Compliance digital e sede física: o fim da zona cinzenta
Outro marco de 2025 foi a elevação do compliance digital. Agora, as IPs passam a ter de demonstrar, de forma efetiva, infraestrutura tecnológica, políticas de segurança da informação, prevenção a fraudes, gestão de incidentes, controles sobre cloud computing e disseminação de cultura de segurança entre colaboradores e usuários.
Dessa forma, a proteção de dados extrapola os princípios da LGPD e começa a admitir auditorias independentes e certificações de segurança cibernética, exigindo evidências técnicas concretas sobre como os dados são tratados, protegidos e monitorados.
Além disso, o Bacen passou a exigir sede física exclusiva para as IPs, vedando coworkings e escritórios virtuais, salvo exceções dentro de conglomerados. Isso porque a sede física passa a ser entendida como elemento de rastreabilidade e accountability, não apenas de logística.
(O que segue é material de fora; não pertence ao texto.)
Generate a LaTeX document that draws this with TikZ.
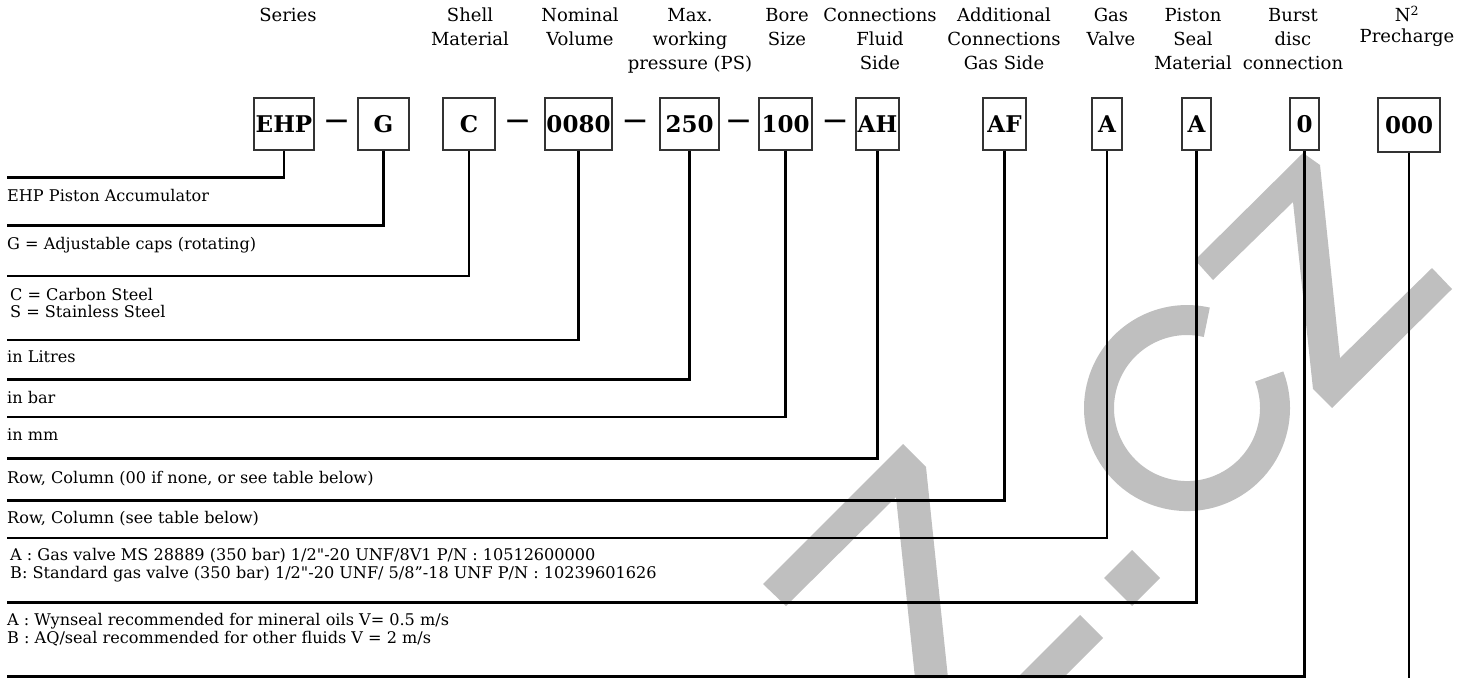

Se 2025 foi o ano da virada regulatória, 2026 será o ano da execução. A partir do novo ano, as IPs precisarão conduzir projetos completos de transformação, envolvendo diagnóstico jurídico-societário, governança, capital, tecnologia, segurança, AML, prevenção a fraudes e atendimento ao cliente.
Para novas instituições, o recado é ainda mais direto: o produto, o roadmap tecnológico e o plano de captação precisam nascer já alinhados ao cronograma regulatório. A autorização deixa de ser um passo posterior e se torna a largada.
Ao final de 2025, a mensagem do regulador é inequívoca: operar como se fosse grande, com compliance de startup, não é mais uma opção. A zona cinzenta foi extinta. Se a sua empresa quiser operar dentro das regras, precisará estruturar rapidamente um plano de adequação para cumprir as resoluções tratadas acima e fazer o pedido tempestivo da autorização do Bacen, que vai até o final de maio.
Isso porque, em 2026, estar fora do perímetro autorizado não será apenas um risco jurídico, mas um risco à própria continuidade do negócio e à confiança do mercado.